I. What is the ‘Random Forest’ Model?

  • Definition: It is a machine-learning method that acts as an “ensemble” learner. Instead of relying on one calculation, it combines the decisions of multiple simpler models known as Decision Trees.
  • Core Mechanism: It operates on the principle of “wisdom of the crowd.” By aggregating the results of many trees, it cancels out individual errors, resulting in higher accuracy.
  • Operational Mechanism: The Decision Tree Framework
  • Context: Understanding the fundamental unit of the Random Forest algorithm is essential to grasping its predictive power.

Structural Functioning

  • Hierarchical Logic: Acts as a bottom-up flowchart where each ‘node’ represents a specific attribute test (e.g., “Is carbon isotope value > X?”).
  • Binary Splitting: At every node, the data bifurcates based on a Yes/No response.
  • Terminal Outcome: The branching process continues iteratively until it reaches a ‘leaf’, representing the final decision or classification.

II. Technical Limitation: Overfitting

  • Lack of Generalization: A solitary decision tree is highly sensitive to the specific “noise” or outliers in the training data.
  • Consequence: While it may memorize the training set perfectly, it often fails to make accurate predictions on new, unseen data (high variance).
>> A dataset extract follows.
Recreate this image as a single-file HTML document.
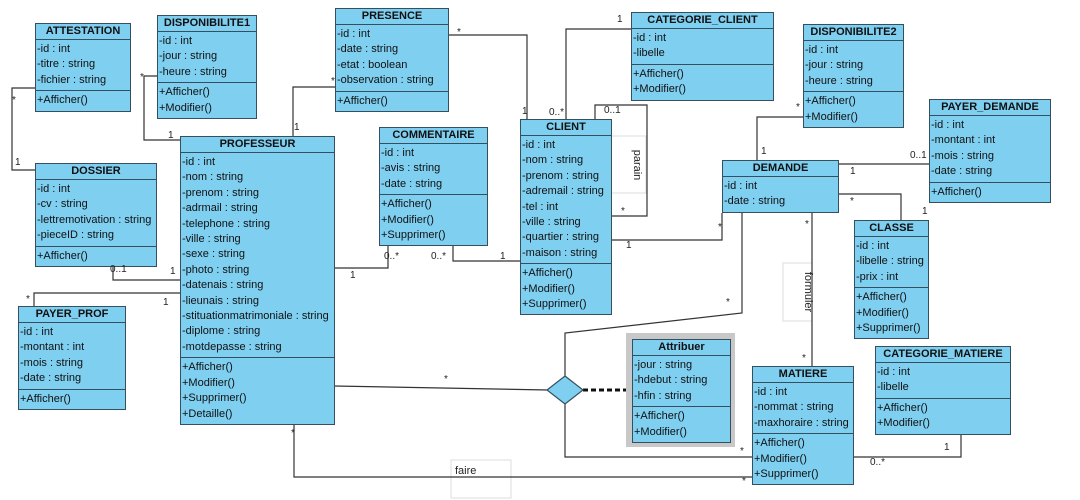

Application: The PNAS Fossil Study

  • Objective: To differentiate between organic molecules created by lifeforms and those formed by natural geological processes.
  • Methodology: The model was trained to recognize “chemical fingerprints” on rocks.
  • Significance: It successfully identified evidence of photosynthetic microbes dating back 2.5 billion years, offering a non-invasive tool to study the origins of life.